## DATA SHOWN
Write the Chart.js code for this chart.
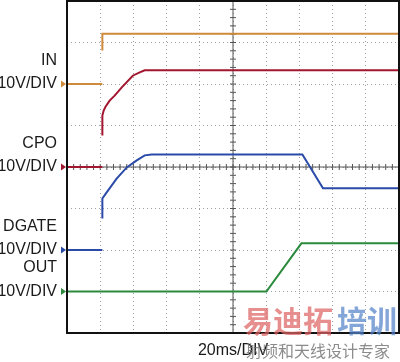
<!DOCTYPE html>
<html>
<head>
<meta charset="utf-8">
<script src="https://cdn.jsdelivr.net/npm/chart.js@4.4.1/dist/chart.umd.min.js"></script>
<style>
  html, body { margin: 0; padding: 0; background: #fff; }
  #wrap { position: relative; width: 400px; height: 362px; }
</style>
</head>
<body>
<div id="wrap"><canvas id="scope" width="400" height="362"></canvas></div>
<script>
// time in ms (20ms/DIV, 10 divisions), level in divisions (8 divisions)
// null = gap where the fast edge is not captured
const inTime = [0, 21.3, 21.3, 21.3, 21.3, 200];
const inLevel = [6.0, 6.0, null, 6.81, 7.21, 7.21];

const cpoTime = [0, 21.3, 21.3, 21.3, 21.3, 22.1, 23.3, 25.7, 28.7, 33.0, 39.6, 43.8, 46.8, 200];
const cpoLevel = [4.0, 4.0, null, 4.76, 5.24, 5.36, 5.46, 5.60, 5.72, 5.92, 6.20, 6.28, 6.33, 6.33];

const dgateTime = [0, 21.3, 21.3, 21.3, 21.3, 23.9, 29.9, 36.0, 42.0, 46.8, 51.0, 141.8, 154.2, 200];
const dgateLevel = [2.0, 2.0, null, 2.76, 3.24, 3.39, 3.72, 3.99, 4.16, 4.28, 4.30, 4.30, 3.49, 3.49];

const outTime = [0, 120.1, 141.2, 200];
const outLevel = [1.0, 1.0, 2.16, 2.16];

const channelNames = ['IN', 'CPO', 'DGATE', 'OUT'];
const channelScale = '10V/DIV';
const channelBase = [6, 4, 2, 1];
const channelColors = ['#d08a3c', '#a3162f', '#2a4aa8', '#2b8a3e'];
const timeLabel = '20ms/DIV';

const toPoints = (t, v) => t.map((x, i) => ({ x: x, y: v[i] }));

const traces = [
    toPoints(inTime, inLevel),
    toPoints(cpoTime, cpoLevel),
    toPoints(dgateTime, dgateLevel),
    toPoints(outTime, outLevel)
];

// scope decorations: centre crosshair with minor ticks, frame, labels, markers
const scopePlugin = {
    id: 'scopeDecor',
    beforeDatasetsDraw(chart) {
        const { ctx, chartArea: a, scales: { x, y } } = chart;
        const cx = x.getPixelForValue(100);
        const cy = y.getPixelForValue(4);
        ctx.save();
        ctx.strokeStyle = '#555';
        ctx.lineWidth = 1;
        ctx.beginPath();
        ctx.moveTo(cx, a.top); ctx.lineTo(cx, a.bottom);
        ctx.moveTo(a.left, cy); ctx.lineTo(a.right, cy);
        for (let i = 0; i <= 50; i++) {
            const px = x.getPixelForValue(i * 4);
            ctx.moveTo(px, cy - 3); ctx.lineTo(px, cy + 3);
        }
        for (let i = 0; i <= 40; i++) {
            const py = y.getPixelForValue(i * 0.2);
            ctx.moveTo(cx - 3, py); ctx.lineTo(cx + 3, py);
        }
        ctx.stroke();
        ctx.restore();
    },
    afterDraw(chart) {
        const { ctx, chartArea: a, scales: { x, y } } = chart;
        ctx.save();
        // frame
        ctx.strokeStyle = '#111';
        ctx.lineWidth = 2;
        ctx.strokeRect(a.left, a.top, a.right - a.left, a.bottom - a.top);

        // channel labels + ground markers
        ctx.font = '16px "Liberation Sans", Arial, sans-serif';
        ctx.textAlign = 'right';
        ctx.textBaseline = 'middle';
        const nameOffset = [23, 23, 23, 24];
        channelNames.forEach((name, i) => {
            const py = y.getPixelForValue(channelBase[i]);
            ctx.fillStyle = '#1a1a1a';
            ctx.fillText(channelScale, 57, py);
            ctx.fillText(name, 57, py - nameOffset[i]);
            ctx.fillStyle = channelColors[i];
            ctx.beginPath();
            ctx.moveTo(a.left - 6, py - 3.5);
            ctx.lineTo(a.left - 1, py);
            ctx.lineTo(a.left - 6, py + 3.5);
            ctx.closePath();
            ctx.fill();
        });

        // time base
        ctx.fillStyle = '#1a1a1a';
        ctx.textAlign = 'center';
        ctx.fillText(timeLabel, x.getPixelForValue(100), 351);

        // watermark
        ctx.textAlign = 'left';
        ctx.font = 'bold 30px "Noto Sans CJK SC", sans-serif';
        ctx.fillStyle = 'rgba(222, 100, 100, 0.72)';
        ctx.fillText('易迪拓', 243, 321);
        ctx.fillStyle = 'rgba(85, 130, 200, 0.72)';
        ctx.fillText('培训', 337, 321);
        ctx.font = '16px "Noto Sans CJK SC", sans-serif';
        ctx.fillStyle = 'rgba(110, 110, 110, 0.8)';
        ctx.fillText('射频和天线设计专家', 246, 351);
        ctx.restore();
    }
};

const datasets = traces.map((pts, i) => ({
    label: channelNames[i],
    data: pts,
    borderColor: channelColors[i],
    backgroundColor: channelColors[i],
    borderWidth: 2,
    pointRadius: 0,
    fill: false,
    spanGaps: false,
    tension: 0
}));

const gridOpts = {
    color: '#a0a0a0',
    lineWidth: 1,
    drawTicks: false
};

new Chart(document.getElementById('scope').getContext('2d'), {
    type: 'line',
    data: { datasets },
    options: {
        responsive: false,
        animation: false,
        layout: { padding: { left: 67, top: 1, right: 1, bottom: 29 } },
        plugins: { legend: { display: false }, tooltip: { enabled: false } },
        scales: {
            x: {
                type: 'linear',
                min: 0, max: 200,
                ticks: { display: false, stepSize: 20 },
                grid: gridOpts,
                border: { display: false, dash: [1, 3] }
            },
            y: {
                type: 'linear',
                min: 0, max: 8,
                ticks: { display: false, stepSize: 1 },
                grid: gridOpts,
                border: { display: false, dash: [1, 3] }
            }
        }
    },
    plugins: [scopePlugin]
});
</script>
</body>
</html>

## TASK BRIEF
Without the pictures, write out the whole listing above exactly as it appears.

## TASK RESULT
Write the Chart.js code for this chart.
<!DOCTYPE html>
<html>
<head>
<meta charset="utf-8">
<script src="https://cdn.jsdelivr.net/npm/chart.js@4.4.1/dist/chart.umd.min.js"></script>
<style>
  html, body { margin: 0; padding: 0; background: #fff; }
  #wrap { position: relative; width: 400px; height: 362px; }
</style>
</head>
<body>
<div id="wrap"><canvas id="scope" width="400" height="362"></canvas></div>
<script>
// time in ms (20ms/DIV, 10 divisions), level in divisions (8 divisions)
// null = gap where the fast edge is not captured
const inTime = [0, 21.3, 21.3, 21.3, 21.3, 200];
const inLevel = [6.0, 6.0, null, 6.81, 7.21, 7.21];

const cpoTime = [0, 21.3, 21.3, 21.3, 21.3, 22.1, 23.3, 25.7, 28.7, 33.0, 39.6, 43.8, 46.8, 200];
const cpoLevel = [4.0, 4.0, null, 4.76, 5.24, 5.36, 5.46, 5.60, 5.72, 5.92, 6.20, 6.28, 6.33, 6.33];

const dgateTime = [0, 21.3, 21.3, 21.3, 21.3, 23.9, 29.9, 36.0, 42.0, 46.8, 51.0, 141.8, 154.2, 200];
const dgateLevel = [2.0, 2.0, null, 2.76, 3.24, 3.39, 3.72, 3.99, 4.16, 4.28, 4.30, 4.30, 3.49, 3.49];

const outTime = [0, 120.1, 141.2, 200];
const outLevel = [1.0, 1.0, 2.16, 2.16];

const channelNames = ['IN', 'CPO', 'DGATE', 'OUT'];
const channelScale = '10V/DIV';
const channelBase = [6, 4, 2, 1];
const channelColors = ['#d08a3c', '#a3162f', '#2a4aa8', '#2b8a3e'];
const timeLabel = '20ms/DIV';

const toPoints = (t, v) => t.map((x, i) => ({ x: x, y: v[i] }));

const traces = [
    toPoints(inTime, inLevel),
    toPoints(cpoTime, cpoLevel),
    toPoints(dgateTime, dgateLevel),
    toPoints(outTime, outLevel)
];

// scope decorations: centre crosshair with minor ticks, frame, labels, markers
const scopePlugin = {
    id: 'scopeDecor',
    beforeDatasetsDraw(chart) {
        const { ctx, chartArea: a, scales: { x, y } } = chart;
        const cx = x.getPixelForValue(100);
        const cy = y.getPixelForValue(4);
        ctx.save();
        ctx.strokeStyle = '#555';
        ctx.lineWidth = 1;
        ctx.beginPath();
        ctx.moveTo(cx, a.top); ctx.lineTo(cx, a.bottom);
        ctx.moveTo(a.left, cy); ctx.lineTo(a.right, cy);
        for (let i = 0; i <= 50; i++) {
            const px = x.getPixelForValue(i * 4);
            ctx.moveTo(px, cy - 3); ctx.lineTo(px, cy + 3);
        }
        for (let i = 0; i <= 40; i++) {
            const py = y.getPixelForValue(i * 0.2);
            ctx.moveTo(cx - 3, py); ctx.lineTo(cx + 3, py);
        }
        ctx.stroke();
        ctx.restore();
    },
    afterDraw(chart) {
        const { ctx, chartArea: a, scales: { x, y } } = chart;
        ctx.save();
        // frame
        ctx.strokeStyle = '#111';
        ctx.lineWidth = 2;
        ctx.strokeRect(a.left, a.top, a.right - a.left, a.bottom - a.top);

        // channel labels + ground markers
        ctx.font = '16px "Liberation Sans", Arial, sans-serif';
        ctx.textAlign = 'right';
        ctx.textBaseline = 'middle';
        const nameOffset = [23, 23, 23, 24];
        channelNames.forEach((name, i) => {
            const py = y.getPixelForValue(channelBase[i]);
            ctx.fillStyle = '#1a1a1a';
            ctx.fillText(channelScale, 57, py);
            ctx.fillText(name, 57, py - nameOffset[i]);
            ctx.fillStyle = channelColors[i];
            ctx.beginPath();
            ctx.moveTo(a.left - 6, py - 3.5);
            ctx.lineTo(a.left - 1, py);
            ctx.lineTo(a.left - 6, py + 3.5);
            ctx.closePath();
            ctx.fill();
        });

        // time base
        ctx.fillStyle = '#1a1a1a';
        ctx.textAlign = 'center';
        ctx.fillText(timeLabel, x.getPixelForValue(100), 351);

        // watermark
        ctx.textAlign = 'left';
        ctx.font = 'bold 30px "Noto Sans CJK SC", sans-serif';
        ctx.fillStyle = 'rgba(222, 100, 100, 0.72)';
        ctx.fillText('易迪拓', 243, 321);
        ctx.fillStyle = 'rgba(85, 130, 200, 0.72)';
        ctx.fillText('培训', 337, 321);
        ctx.font = '16px "Noto Sans CJK SC", sans-serif';
        ctx.fillStyle = 'rgba(110, 110, 110, 0.8)';
        ctx.fillText('射频和天线设计专家', 246, 351);
        ctx.restore();
    }
};

const datasets = traces.map((pts, i) => ({
    label: channelNames[i],
    data: pts,
    borderColor: channelColors[i],
    backgroundColor: channelColors[i],
    borderWidth: 2,
    pointRadius: 0,
    fill: false,
    spanGaps: false,
    tension: 0
}));

const gridOpts = {
    color: '#a0a0a0',
    lineWidth: 1,
    drawTicks: false
};

new Chart(document.getElementById('scope').getContext('2d'), {
    type: 'line',
    data: { datasets },
    options: {
        responsive: false,
        animation: false,
        layout: { padding: { left: 67, top: 1, right: 1, bottom: 29 } },
        plugins: { legend: { display: false }, tooltip: { enabled: false } },
        scales: {
            x: {
                type: 'linear',
                min: 0, max: 200,
                ticks: { display: false, stepSize: 20 },
                grid: gridOpts,
                border: { display: false, dash: [1, 3] }
            },
            y: {
                type: 'linear',
                min: 0, max: 8,
                ticks: { display: false, stepSize: 1 },
                grid: gridOpts,
                border: { display: false, dash: [1, 3] }
            }
        }
    },
    plugins: [scopePlugin]
});
</script>
</body>
</html>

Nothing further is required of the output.